Is it worth it to have a greenhouse if it has to be located in a shady spot? Can it be lush and pretty, or will it be filled with sad, spindly plants?
You know I’m going to say yes.🙂And of course I’m going to give you some ideas and lists of plants. Not only is it possible to have a beautiful greenhouse in the shade, it can also be easier to take care of and more enjoyable to spend time in when compared to a full-sun greenhouse.
A little more than half of my greenhouse is in the shade and I grow different plants in that half than I do in the sunny half. Over the past few years I’ve learned what works well on each side. I have two chairs in the greenhouse and one gets significantly more sun than the other one; I often choose where to sit based on what I want - more sun and warmth, or more cool and shady.
I’ve also noticed that the plants on the shady side need less attention. The plants in full-sun need watered more frequently and I need to watch that they aren’t drying out. The conditions in the shady part stay pretty consistent during the summer months, and the plants grow and thrive with minimal effort from me. Many of these love the heat and humidity, just not direct sunlight.
Before we go further, let’s define full shade and partial shade. You’ll find slightly varying definitions, but generally an area is considered full shade if it receives less than three hours of direct sun each day and receives filtered/dappled/indirect sun the rest of the day. Partial shade typically means the area gets 3-6 hours of direct sun and then filtered sun the rest of the day. Ideally, the few hours of direct sun take place in the morning when it’s cooler.
The "how" in "how to create a plant paradise in a shady greenhouse" is all about picking the right plants. As with all gardening, it requires experimentation with your own microclimates.

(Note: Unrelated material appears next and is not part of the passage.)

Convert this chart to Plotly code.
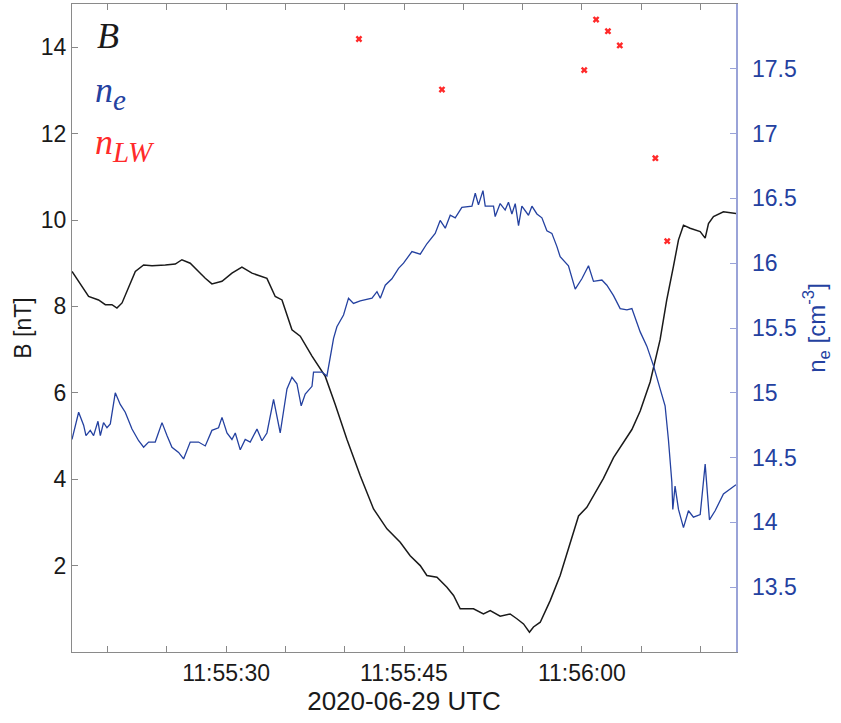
import plotly.graph_objects as go
import pandas as pd

DAY = "2020-06-29 11:55:00"

# Magnetic field |B| [nT]; time in seconds after 11:55:00
b_sec = [17.0, 18.40, 19.24, 19.81, 20.37, 20.79, 21.22, 21.77, 22.34, 23.04, 23.75, 24.87,
         25.71, 26.27, 26.97, 27.67, 28.24, 28.80, 29.65, 30.49, 31.33, 32.18, 33.44, 34.14,
         34.71, 35.55, 36.25, 37.24, 38.36, 39.20, 40.19, 41.31, 42.43, 43.56, 44.68, 45.52,
         46.37, 46.93, 47.78, 48.62, 49.18, 49.74, 50.86, 51.70, 52.27, 53.11, 53.95, 54.52,
         55.08, 55.58, 55.92, 56.49, 57.33, 58.17, 59.02, 59.72, 60.42, 61.27, 61.82, 62.67,
         63.51, 64.22, 64.92, 65.76, 66.60, 67.16, 67.72, 68.15, 68.57, 69.13, 69.98, 70.40,
         70.68, 71.10, 71.94, 73.0]
b_val = [8.81, 8.23, 8.15, 8.04, 8.04, 7.96, 8.08, 8.46, 8.81, 8.96, 8.94, 8.96,
         8.98, 9.08, 9.00, 8.81, 8.65, 8.52, 8.58, 8.77, 8.91, 8.77, 8.65, 8.23,
         8.15, 7.46, 7.31, 6.85, 6.38, 5.73, 4.92, 4.08, 3.31, 2.85, 2.54, 2.23,
         2.00, 1.77, 1.73, 1.50, 1.31, 1.00, 1.00, 0.88, 0.96, 0.83, 0.88, 0.77,
         0.65, 0.46, 0.58, 0.69, 1.19, 1.77, 2.50, 3.15, 3.35, 3.77, 4.02, 4.50,
         4.85, 5.15, 5.58, 6.25, 7.23, 8.15, 8.92, 9.54, 9.88, 9.81, 9.73, 9.58,
         9.92, 10.08, 10.19, 10.15]

# Electron density n_e [cm^-3]
ne_sec = [17.0, 17.56, 17.98, 18.18, 18.54, 18.82, 19.19, 19.39, 19.66, 19.95, 20.23, 20.65,
          21.07, 21.49, 22.06, 22.62, 23.04, 23.46, 24.02, 24.59, 25.01, 25.43, 25.99, 26.41,
          26.97, 27.67, 28.24, 28.80, 29.36, 29.65, 30.07, 30.49, 30.77, 31.19, 31.61, 32.03,
          32.60, 33.02, 33.44, 34.00, 34.56, 35.13, 35.55, 35.97, 36.33, 36.67, 37.24, 37.37,
          38.08, 38.50, 39.06, 39.34, 39.90, 40.32, 40.74, 41.31, 42.30, 42.72, 43.00, 43.42,
          43.98, 44.54, 44.96, 45.67, 46.37, 46.93, 47.63, 48.05, 48.48, 48.90, 49.32, 49.88,
          50.73, 51.01, 51.28, 51.66, 51.85, 52.55, 52.69, 53.11, 53.53, 53.81, 54.10, 54.38,
          54.66, 54.94, 55.50, 55.79, 56.21, 56.63, 57.05, 57.47, 57.89, 58.17, 58.87, 59.44,
          60.00, 60.56, 60.98, 61.69, 62.11, 62.67, 63.23, 63.80, 64.22, 64.92, 65.48, 66.04,
          66.60, 67.02, 67.30, 67.59, 67.67, 67.86, 68.15, 68.57, 68.99, 69.41, 69.98, 70.40,
          70.76, 71.24, 71.94, 72.51, 73.0]
ne_val = [14.64, 14.85, 14.75, 14.67, 14.71, 14.67, 14.78, 14.67, 14.77, 14.73, 14.76, 15.00,
          14.91, 14.85, 14.72, 14.63, 14.58, 14.62, 14.62, 14.77, 14.67, 14.58, 14.54, 14.49,
          14.62, 14.62, 14.59, 14.71, 14.73, 14.81, 14.69, 14.64, 14.69, 14.56, 14.64, 14.62,
          14.72, 14.63, 14.69, 14.95, 14.69, 15.03, 15.12, 15.07, 14.90, 14.99, 15.05, 15.16,
          15.16, 15.13, 15.42, 15.51, 15.60, 15.73, 15.69, 15.71, 15.73, 15.78, 15.73, 15.83,
          15.88, 15.96, 16.00, 16.09, 16.07, 16.15, 16.23, 16.33, 16.27, 16.37, 16.35, 16.43,
          16.44, 16.54, 16.45, 16.56, 16.44, 16.44, 16.36, 16.46, 16.41, 16.47, 16.38, 16.46,
          16.29, 16.44, 16.37, 16.44, 16.38, 16.35, 16.25, 16.23, 16.13, 16.05, 15.98, 15.80,
          15.88, 15.98, 15.86, 15.87, 15.83, 15.75, 15.65, 15.64, 15.65, 15.47, 15.36, 15.21,
          15.03, 14.90, 14.64, 14.31, 14.10, 14.28, 14.10, 13.96, 14.09, 14.04, 14.06, 14.45,
          14.02, 14.09, 14.22, 14.26, 14.29]

# n_LW estimates [cm^-3]
lw_sec = [41.2, 48.2, 60.2, 61.2, 62.2, 63.2, 66.2, 67.2]
lw_val = [17.73, 17.34, 17.49, 17.88, 17.79, 17.68, 16.81, 16.17]

b_ticks = [2, 4, 6, 8, 10, 12, 14]
ne_ticks = [13.5, 14, 14.5, 15, 15.5, 16, 16.5, 17, 17.5]
ne_tick_text = ["13.5", "14", "14.5", "15", "15.5", "16", "16.5", "17", "17.5"]
ne_range = [13, 18]


def to_time(secs):
    return pd.Timestamp(DAY) + pd.to_timedelta(secs, unit="s")


BLUE = "#2441a0"
RED = "#ff2a2a"
AXBLUE = "#9aa3d8"
FONT = "Liberation Sans"
TICK = 23

fig = go.Figure()
fig.add_trace(go.Scatter(x=to_time(ne_sec), y=ne_val, mode="lines", yaxis="y2",
                         line=dict(color=BLUE, width=1.3), showlegend=False))
fig.add_trace(go.Scatter(x=to_time(b_sec), y=b_val, mode="lines",
                         line=dict(color="#1a1a1a", width=1.5), showlegend=False))
fig.add_trace(go.Scatter(x=to_time(lw_sec), y=lw_val, mode="markers", yaxis="y2",
                         marker=dict(symbol="x", size=6, color=RED, line=dict(width=0)),
                         showlegend=False))

fig.update_layout(
    width=841, height=723,
    margin=dict(l=72, r=105, t=4, b=71),
    paper_bgcolor="white", plot_bgcolor="white",
    font=dict(family=FONT, size=TICK, color="#1a1a1a"),
    xaxis=dict(
        range=[to_time(17.0), to_time(73.0)],
        tick0=to_time(0.0), dtick=15000, tickformat="%H:%M:%S",
        ticks="inside", ticklen=6, tickcolor="#888888",
        minor=dict(dtick=5000, ticks="inside", ticklen=6, tickcolor="#888888"),
        showline=True, linecolor="#8a8a8a", linewidth=1.2, mirror="ticks",
        showgrid=False, zeroline=False,
        tickfont=dict(size=TICK, color="#1a1a1a"),
        title=dict(text="2020-06-29 UTC", font=dict(size=26, color="#1a1a1a"), standoff=5),
    ),
    yaxis=dict(
        range=[0, 15], tickvals=b_ticks,
        ticks="inside", ticklen=6, tickcolor="#888888",
        showline=True, linecolor="#8a8a8a", linewidth=1.2,
        showgrid=False, zeroline=False,
        tickfont=dict(size=TICK, color="#1a1a1a"),
        title=dict(text="B [nT]", font=dict(size=23, color="#1a1a1a"), standoff=2),
    ),
    yaxis2=dict(
        range=ne_range, tickvals=ne_ticks,
        overlaying="y", side="right",
        ticks="inside", ticklen=6, tickcolor=AXBLUE,
        showticklabels=False,
        showline=True, linecolor=AXBLUE, linewidth=1.5,
        showgrid=False, zeroline=False,
        title=dict(text="n<sub>e</sub> [cm<sup>-3</sup>]", font=dict(size=24, color=BLUE), standoff=71),
    ),
)

# right-axis tick labels, placed at the tick values on the n_e axis
for v, t in zip(ne_ticks, ne_tick_text):
    fig.add_annotation(x=1, y=v, xref="paper", yref="y2", xanchor="left", yanchor="middle",
                       xshift=14, text=t, showarrow=False,
                       font=dict(family=FONT, size=TICK, color=BLUE))

label_font = "Liberation Serif"
fig.add_annotation(x=0.035, y=0.95, xref="paper", yref="paper", xanchor="left", yanchor="middle",
                   text="<i>B</i>", showarrow=False,
                   font=dict(family=label_font, size=36, color="#1a1a1a"))
fig.add_annotation(x=0.031, y=0.863, xref="paper", yref="paper", xanchor="left", yanchor="middle",
                   text="<i>n</i><sub><i><span style='font-size:29px'>e</span></i></sub>",
                   showarrow=False, font=dict(family=label_font, size=36, color=BLUE))
fig.add_annotation(x=0.031, y=0.783, xref="paper", yref="paper", xanchor="left", yanchor="middle",
                   text="<i>n</i><sub><i><span style='font-size:29px'>LW</span></i></sub>",
                   showarrow=False, font=dict(family=label_font, size=36, color=RED))

fig.write_html("out.html")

Here are 5 gorgeous plant combinations that are perfect for a shady greenhouse. I selected plants that tend to look good for several months, that are fairly common and easy to find, and that do well in containers.
1. The Fern Greenhouse
Ferns love humidity which means they are ideal plants for greenhouses. And there are many varieties so be sure to check both the nursery and the houseplant areas when shopping. By selecting a wide variety you’ll have some that tolerate chilly weather (Boston Ferns), some that thrive in heat, some that stay petite, and some that reach to the ceiling. Create a gorgeous space with some of these popular ones: Asparagus Fern, Boston Fern, Staghorn Fern, Maidenhair Fern, Rabbit’s Foot Fern, Foxtail Fern, Lady Fern, Japanese Painted Fern, and Autumn Fern.
2. The Orchid Greenhouse
In my area (Ohio) orchids have become very popular and relatively inexpensive. In addition to nurseries, I’ve been seeing them in grocery stores and other non-traditional plant stores. While they need a few hours of sun to produce flowers, most also prefer that sunlight to be dappled or indirect light. Paphiopedilum (Lady Slipper), Phalaenopsis, and Oncidium are varieties that do well in low light. You may want to purchase a few to experiment, and see if your greenhouse conditions provide enough light.

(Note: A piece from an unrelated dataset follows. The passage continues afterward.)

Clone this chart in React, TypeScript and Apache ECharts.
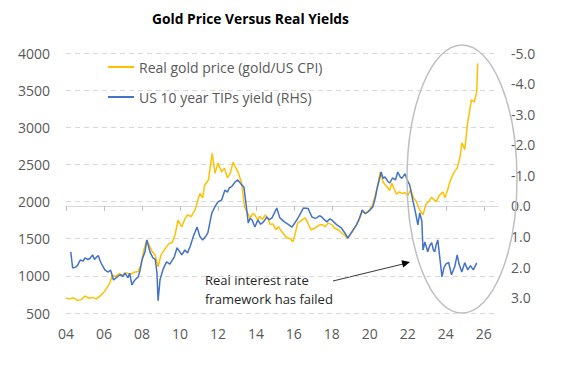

3. The Houseplant Greenhouse
If you are a houseplant lover, you might already have some of these or be familiar with them. I live in an area that is very cloudy and gray during the winter (for days on end), so I tend to buy houseplants that don’t need a lot of light. You might be surprised at the variety that’s available and just how pretty they look when combined in a display. Philodendrons, Coleus, Begonias, Polka-Dot Plant, Caladiums, Hoyas, Pothos, and Maranta (prayer plant) are just a few colorful options.
4. The Cottage Garden Greenhouse
Looking for tall spires of flowers, lots of color, and sweet scents? Then try out the beauties on this list for a summer garden vibe. Coral Bells, Astilbe, fragrant Hostas (Royal Standard), Primrose, Impatiens, Plectranthus (lavender-colored flowers), Fuchsia, Ivy, and Violets.
I grow many of these in my greenhouse and let me tell you…the leaves of coral bells (Heuchera) come in such beautiful colors that it’s hard to choose - everything from lime green, dark purple-black, red-orange, peach, and more. Some varieties have tall stems of delicate flowers - I have some with pale pink flowers and some with white flowers. The Royal Standard Hostas have a sweet scent that you’d expect from Spring flowers, so the scent is a treat when it blooms in August.
A bonus with many of these is that they’re perennials; if you have freezing winters you can either place the plants outside or keep them in the greenhouse over winter. If you keep them in the greenhouse, be sure to give them a little water every few weeks.
5. The Tropical Greenhouse
Perhaps you’re dreaming of a lush, tropical greenhouse space - then you might want to try Colocasia (Elephant Ears), Caladium, Dracaena, Calathea, and Ponytail Palm. Combine these with some of the plants listed in the Houseplant greenhouse and the Fern greenhouse, and you’ll have your own little plant jungle before you know it.
I hope this inspires you with greenhouse possibilities. It’s got me wondering if I should expand my greenhouse.